Companies need to be straightforward when explaining the plans to executives, says Lindner.

"Be very transparent and do not try to downplay the potential risks," he says. "Executives have to make decisions based on the risks. That said, I think they're a great tool for companies because they provide an additional option for executives in planning for their futures, whether it's saving for retirement or paying for their kids' college tuition."

Although companies aren't required to actually set aside money to fund the plans, Nadel recommends that they do to ensure the necessary money is available when the executives ask for it. "It's easy to make promises, but another thing to actually cough up the cash," he says.

Some companies use a so-called "rabbi trust" to fund their VDC plans, says Nadel. Money deferred by plan participants is placed in the trust and can't be accessed by the employer, thus giving the participants an additional level of security, he says. However, even rabbi trusts aren't protected from creditors should a company go bankrupt, he cautions.

Companies have a great deal of flexibility in structuring their VDC plans, says Nadel.

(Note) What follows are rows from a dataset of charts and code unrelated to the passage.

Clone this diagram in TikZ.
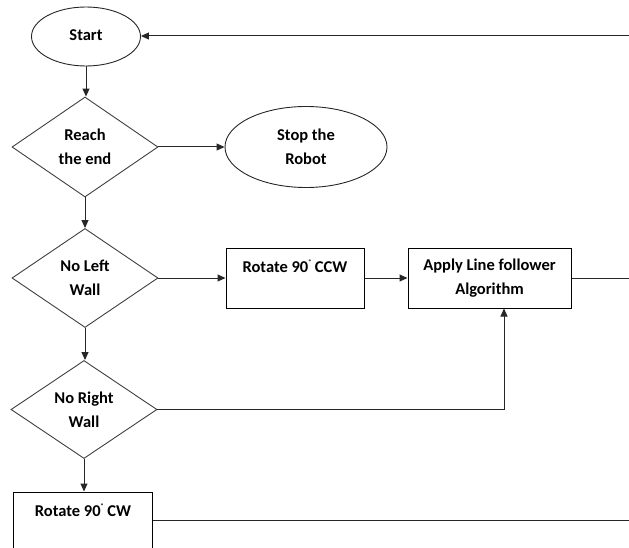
\documentclass[tikz,border=0pt]{standalone}
\usepackage{fontspec}
\setmainfont{Carlito}
\usetikzlibrary{shapes.geometric,arrows.meta}
\newcommand{\degmark}{\raisebox{0.8ex}{\fontsize{9}{9}\selectfont ˚}}
\begin{document}
\begin{tikzpicture}[x=1pt,y=-1pt,
  every node/.style={font=\fontsize{16.5}{24}\selectfont\bfseries, align=center, inner sep=0pt},
  decision/.style={diamond, draw=black!75, line width=0.9pt, minimum width=146pt, minimum height=100pt},
  terminal/.style={ellipse, draw=black!85, line width=0.9pt},
  process/.style={rectangle, draw=black, line width=1pt},
  flow/.style={draw=black!85, line width=1pt},
  arr/.style={flow, -{Triangle[length=8pt,width=7pt]}}]
\useasboundingbox (0,0) rectangle (629,548);
\clip (0,0) rectangle (629,548);

% main column
\node[terminal, minimum width=109pt, minimum height=59pt] (start) at (86,36.5) {\raisebox{3pt}{Start}};
\node[decision] (reach) at (85,147) {Reach\\the end};
\node[terminal, minimum width=162pt, minimum height=81pt] (stop) at (306,147) {Stop the\\Robot};
\node[decision, minimum height=99pt] (noleft) at (85,278) {No Left\\Wall};
\node[decision, minimum height=98pt] (noright) at (84,409.5) {No Right\\Wall};

% action boxes
\node[process, minimum width=138pt, minimum height=60pt] (ccw) at (295,278) {Rotate 90\degmark\ CCW\\\mbox{}};
\node[process, minimum width=163pt, minimum height=60pt] (apply) at (489.5,278) {Apply Line follower\\Algorithm};
\node[process, minimum width=139pt, minimum height=60pt] (cw) at (83,522) {Rotate 90\degmark\ CW\\\mbox{}};

% loose ends at the right border
\coordinate (backtop) at (629,36);
\coordinate (outapply) at (629,278);
\coordinate (outcw) at (629,520);
\coordinate (feed) at (504,409.5);

% connectors
\draw[arr] (start.south) -- (start.south |- reach.north);
\draw[arr] (reach.east) -- (stop.west);
\draw[arr] (reach.south) -- (noleft.north);
\draw[arr] (noleft.east) -- (ccw.west);
\draw[arr] (ccw.east) -- (apply.west);
\draw[arr] (noleft.south) -- (noleft.south |- noright.north);
\draw[arr] (noright.south) -- (noright.south |- cw.north);
\draw[arr] (noright.east) -- (feed) -- (feed |- apply.south);
\draw[flow] (apply.east) -- (outapply);
\draw[arr] (backtop) -- (start.east |- backtop);
\draw[flow] (cw.east |- outcw) -- (outcw);
\end{tikzpicture}
\end{document}
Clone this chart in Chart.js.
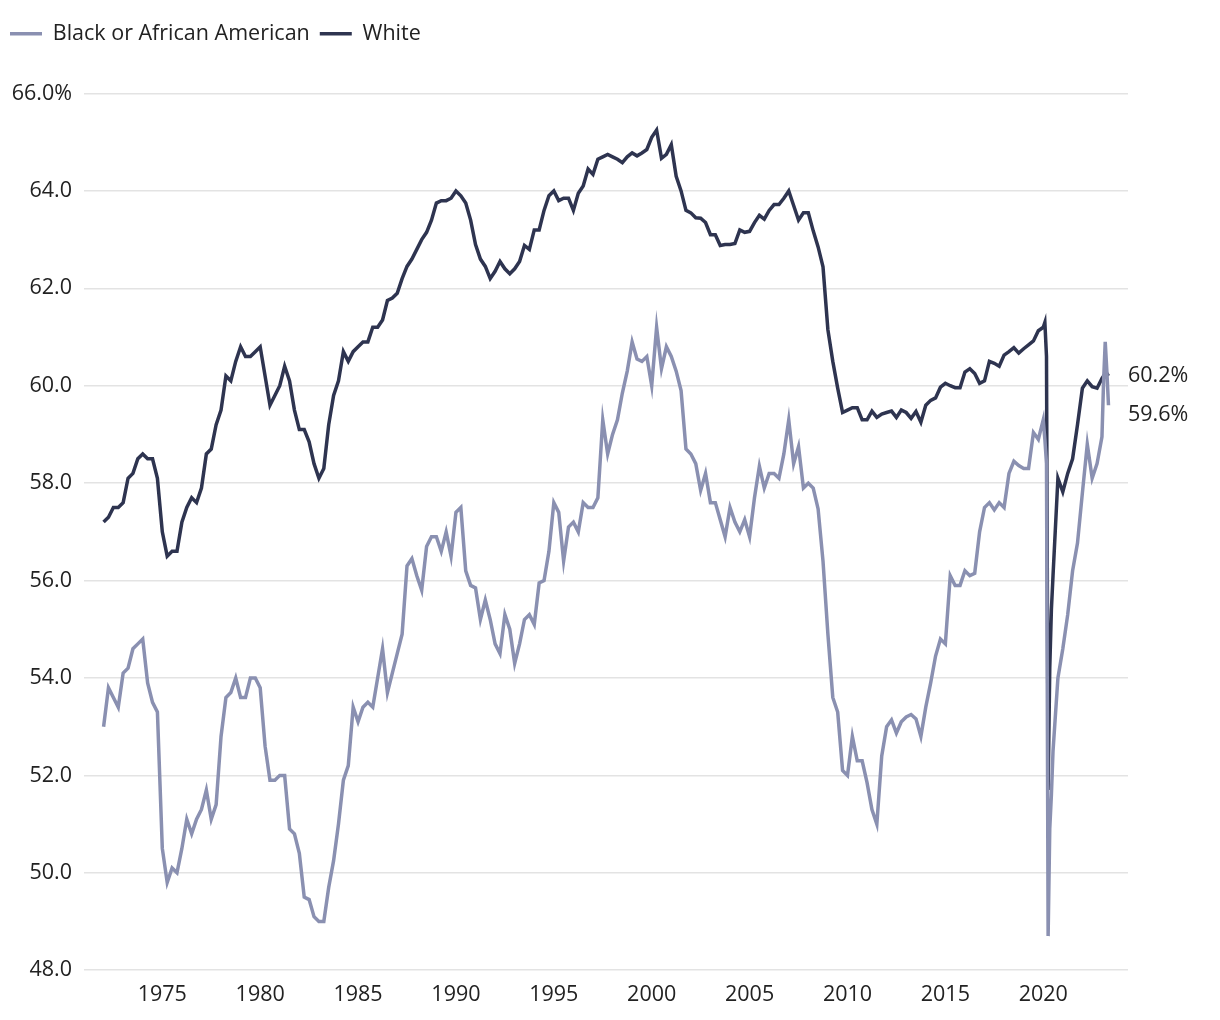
<!DOCTYPE html>
<html>
<head>
<meta charset="utf-8">
<script src="https://cdn.jsdelivr.net/npm/chart.js"></script>
<style>
  html, body { margin: 0; padding: 0; background: #fff; }
  #wrap { width: 1220px; height: 1020px; }
</style>
</head>
<body>
<div id="wrap"><canvas id="chart"></canvas></div>
<script>
// Employment-population ratio, quarterly readings (monthly around 2020 and 2023)
const dates = [
  '1972-01','1972-04','1972-07','1972-10', '1973-01','1973-04','1973-07','1973-10',
  '1974-01','1974-04','1974-07','1974-10', '1975-01','1975-04','1975-07','1975-10',
  '1976-01','1976-04','1976-07','1976-10', '1977-01','1977-04','1977-07','1977-10',
  '1978-01','1978-04','1978-07','1978-10', '1979-01','1979-04','1979-07','1979-10',
  '1980-01','1980-04','1980-07','1980-10', '1981-01','1981-04','1981-07','1981-10',
  '1982-01','1982-04','1982-07','1982-10', '1983-01','1983-04','1983-07','1983-10',
  '1984-01','1984-04','1984-07','1984-10', '1985-01','1985-04','1985-07','1985-10',
  '1986-01','1986-04','1986-07','1986-10', '1987-01','1987-04','1987-07','1987-10',
  '1988-01','1988-04','1988-07','1988-10', '1989-01','1989-04','1989-07','1989-10',
  '1990-01','1990-04','1990-07','1990-10', '1991-01','1991-04','1991-07','1991-10',
  '1992-01','1992-04','1992-07','1992-10', '1993-01','1993-04','1993-07','1993-10',
  '1994-01','1994-04','1994-07','1994-10', '1995-01','1995-04','1995-07','1995-10',
  '1996-01','1996-04','1996-07','1996-10', '1997-01','1997-04','1997-07','1997-10',
  '1998-01','1998-04','1998-07','1998-10', '1999-01','1999-04','1999-07','1999-10',
  '2000-01','2000-04','2000-07','2000-10', '2001-01','2001-04','2001-07','2001-10',
  '2002-01','2002-04','2002-07','2002-10', '2003-01','2003-04','2003-07','2003-10',
  '2004-01','2004-04','2004-07','2004-10', '2005-01','2005-04','2005-07','2005-10',
  '2006-01','2006-04','2006-07','2006-10', '2007-01','2007-04','2007-07','2007-10',
  '2008-01','2008-04','2008-07','2008-10', '2009-01','2009-04','2009-07','2009-10',
  '2010-01','2010-04','2010-07','2010-10', '2011-01','2011-04','2011-07','2011-10',
  '2012-01','2012-04','2012-07','2012-10', '2013-01','2013-04','2013-07','2013-10',
  '2014-01','2014-04','2014-07','2014-10', '2015-01','2015-04','2015-07','2015-10',
  '2016-01','2016-04','2016-07','2016-10', '2017-01','2017-04','2017-07','2017-10',
  '2018-01','2018-04','2018-07','2018-10', '2019-01','2019-04','2019-07','2019-10',
  '2020-01','2020-02','2020-03','2020-04','2020-05','2020-06','2020-07','2020-10',
  '2021-01','2021-04','2021-07','2021-10', '2022-01','2022-04','2022-07','2022-10',
  '2023-01','2023-02','2023-03','2023-04','2023-05'
];

const black = [
  53.0, 53.8, 53.6, 53.4,  54.1, 54.2, 54.6, 54.7,
  54.8, 53.9, 53.5, 53.3,  50.5, 49.8, 50.1, 50.0,
  50.5, 51.1, 50.8, 51.1,  51.3, 51.7, 51.1, 51.4,
  52.8, 53.6, 53.7, 54.0,  53.6, 53.6, 54.0, 54.0,
  53.8, 52.6, 51.9, 51.9,  52.0, 52.0, 50.9, 50.8,
  50.4, 49.5, 49.45, 49.1, 49.0, 49.0, 49.7, 50.25,
  51.0, 51.9, 52.2, 53.4,  53.1, 53.4, 53.5, 53.4,
  54.0, 54.6, 53.7, 54.1,  54.5, 54.9, 56.3, 56.45,
  56.1, 55.8, 56.7, 56.9,  56.9, 56.6, 57.0, 56.5,
  57.4, 57.5, 56.2, 55.9,  55.85, 55.2, 55.6, 55.2,
  54.7, 54.5, 55.3, 55.0,  54.3, 54.7, 55.2, 55.3,
  55.1, 55.95, 56.0, 56.6, 57.6, 57.4, 56.4, 57.1,
  57.2, 57.0, 57.6, 57.5,  57.5, 57.7, 59.3, 58.6,
  59.0, 59.3, 59.85, 60.3, 60.9, 60.55, 60.5, 60.6,
  60.0, 61.2, 60.35, 60.8, 60.6, 60.3, 59.9, 58.7,
  58.6, 58.4, 57.85, 58.2, 57.6, 57.6, 57.25, 56.9,
  57.5, 57.2, 57.0, 57.25, 56.9, 57.7, 58.35, 57.9,
  58.2, 58.2, 58.1, 58.6,  59.3, 58.4, 58.75, 57.9,
  58.0, 57.9, 57.47, 56.4, 54.9, 53.6, 53.3, 52.1,
  52.0, 52.8, 52.3, 52.3,  51.85, 51.3, 51.0, 52.4,
  53.0, 53.14, 52.87, 53.1, 53.2, 53.25, 53.16, 52.8,
  53.4, 53.9, 54.45, 54.8, 54.7, 56.1, 55.9, 55.9,
  56.2, 56.1, 56.15, 57.0, 57.5, 57.6, 57.45, 57.6,
  57.5, 58.2, 58.45, 58.36, 58.3, 58.3, 59.04, 58.9,
  59.3, 58.9, 58.4, 48.7, 50.9, 51.6, 52.5, 54.0,
  54.6, 55.3, 56.2, 56.77, 57.8, 58.8, 58.1, 58.4,
  58.95, 60.1, 60.9, 60.3, 59.6
];

const white = [
  57.2, 57.3, 57.5, 57.5,  57.6, 58.1, 58.2, 58.5,
  58.6, 58.5, 58.5, 58.1,  57.0, 56.5, 56.6, 56.6,
  57.2, 57.5, 57.7, 57.6,  57.9, 58.6, 58.7, 59.2,
  59.5, 60.2, 60.1, 60.5,  60.8, 60.6, 60.6, 60.7,
  60.8, 60.2, 59.6, 59.8,  60.0, 60.4, 60.1, 59.5,
  59.1, 59.1, 58.85, 58.4, 58.1, 58.3, 59.2, 59.8,
  60.1, 60.7, 60.5, 60.7,  60.8, 60.9, 60.9, 61.2,
  61.2, 61.35, 61.75, 61.8, 61.9, 62.2, 62.45, 62.6,
  62.8, 63.0, 63.15, 63.4, 63.75, 63.8, 63.8, 63.85,
  64.0, 63.9, 63.75, 63.4, 62.9, 62.6, 62.45, 62.2,
  62.35, 62.55, 62.4, 62.3, 62.4, 62.55, 62.88, 62.8,
  63.2, 63.2, 63.6, 63.9,  64.0, 63.8, 63.85, 63.85,
  63.6, 63.95, 64.1, 64.45, 64.34, 64.65, 64.7, 64.75,
  64.7, 64.65, 64.58, 64.7, 64.78, 64.72, 64.78, 64.85,
  65.1, 65.25, 64.67, 64.75, 64.95, 64.3, 64.0, 63.6,
  63.55, 63.45, 63.44, 63.35, 63.1, 63.1, 62.88, 62.9,
  62.9, 62.92, 63.2, 63.15, 63.17, 63.35, 63.5, 63.42,
  63.6, 63.72, 63.72, 63.85, 64.0, 63.7, 63.4, 63.55,
  63.55, 63.18, 62.85, 62.44, 61.15, 60.5, 59.95, 59.45,
  59.5, 59.55, 59.55, 59.3, 59.3, 59.48, 59.35, 59.42,
  59.45, 59.48, 59.35, 59.5, 59.45, 59.33, 59.47, 59.25,
  59.6, 59.7, 59.75, 59.97, 60.05, 60.0, 59.96, 59.96,
  60.28, 60.35, 60.25, 60.05, 60.1, 60.5, 60.46, 60.4,
  60.63, 60.7, 60.78, 60.67, 60.76, 60.84, 60.92, 61.13,
  61.2, 61.3, 60.6, 51.7, 54.2, 55.4, 56.1, 58.1,
  57.82, 58.2, 58.5, 59.2, 59.95, 60.1, 59.98, 59.95,
  60.15, 60.2, 60.25, 60.25, 60.2
];

const seriesNames = ['Black or African American', 'White'];
const seriesColors = ['#8a90b1', '#2e3450'];
const xTicks = [1975, 1980, 1985, 1990, 1995, 2000, 2005, 2010, 2015, 2020];
const yTicks = [48, 50, 52, 54, 56, 58, 60, 62, 64, 66];
const yTickLabels = ['48.0', '50.0', '52.0', '54.0', '56.0', '58.0', '60.0', '62.0', '64.0', '66.0%'];

const FONT = '"Open Sans", "Noto Sans", sans-serif';
const FONT_SIZE = 21.5;
Chart.defaults.font.family = FONT;
Chart.defaults.font.size = FONT_SIZE;
Chart.defaults.color = '#222';

function toYear(s) {
  return +s.slice(0, 4) + (+s.slice(5, 7) - 1) / 12;
}

function points(values) {
  return values.map((v, i) => ({ x: toYear(dates[i]), y: v }));
}

// push the legend away from the plot
const legendGap = {
  id: 'legendGap',
  beforeInit(chart) {
    const fit = chart.legend.fit;
    chart.legend.fit = function () {
      fit.bind(chart.legend)();
      this.height += 39;
    };
  }
};

// value labels at the end of each line
const endLabels = {
  id: 'endLabels',
  afterDatasetsDraw(chart) {
    const { ctx, chartArea, scales } = chart;
    const items = chart.data.datasets.map(ds => {
      const last = ds.data[ds.data.length - 1];
      return { text: last.y.toFixed(1) + '%', y: scales.y.getPixelForValue(last.y) };
    }).sort((a, b) => a.y - b.y);
    for (let i = 1; i < items.length; i++) {
      if (items[i].y - items[i - 1].y < 39) items[i].y = items[i - 1].y + 39;
    }
    ctx.save();
    ctx.font = FONT_SIZE + 'px ' + FONT;
    ctx.fillStyle = '#222';
    ctx.textAlign = 'left';
    ctx.textBaseline = 'middle';
    items.forEach(it => ctx.fillText(it.text, chartArea.right, it.y));
    ctx.restore();
  }
};

new Chart(document.getElementById('chart'), {
  type: 'line',
  data: {
    datasets: [black, white].map((vals, i) => ({
      label: seriesNames[i],
      data: points(vals),
      borderColor: seriesColors[i],
      backgroundColor: seriesColors[i],
      borderWidth: 3.5,
      pointRadius: 0,
      tension: 0
    }))
  },
  options: {
    responsive: true,
    maintainAspectRatio: false,
    animation: false,
    layout: { padding: { top: 13, left: 0, right: 92, bottom: 0 } },
    plugins: {
      legend: {
        position: 'top',
        align: 'start',
        labels: {
          usePointStyle: true,
          pointStyle: 'line',
          pointStyleWidth: 32,
          boxHeight: 20,
          padding: 10,
          color: '#222'
        }
      },
      tooltip: { enabled: false }
    },
    scales: {
      x: {
        type: 'linear',
        min: 1971,
        max: 2024.33,
        grid: { display: false, drawTicks: false },
        border: { display: false },
        afterBuildTicks: s => { s.ticks = xTicks.map(v => ({ value: v })); },
        ticks: { padding: 12, color: '#222', callback: v => String(v), maxRotation: 0 }
      },
      y: {
        min: 48,
        max: 66,
        afterBuildTicks: s => { s.ticks = yTicks.map(v => ({ value: v })); },
        afterFit: s => { s.width = 84; },
        grid: { color: '#e3e3e3', lineWidth: 1.5, drawTicks: false },
        border: { display: false },
        ticks: {
          padding: 12,
          color: '#222',
          callback: v => yTickLabels[yTicks.indexOf(v)]
        }
      }
    }
  },
  plugins: [legendGap, endLabels]
});
</script>
</body>
</html>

Some offer annual incentives to encourage participation, while others design them to mirror DC plans, with regular company matches, he says.

Most companies haven't looked closely at their VDC plans since 2009, which was the deadline for all companies offering such plans to be in compliance with Section 409A, says DenUyl.

"Since then, there have been a lot of advances in website technologies to allow for a much more robust plan that's still Section 409A-compliant," she says.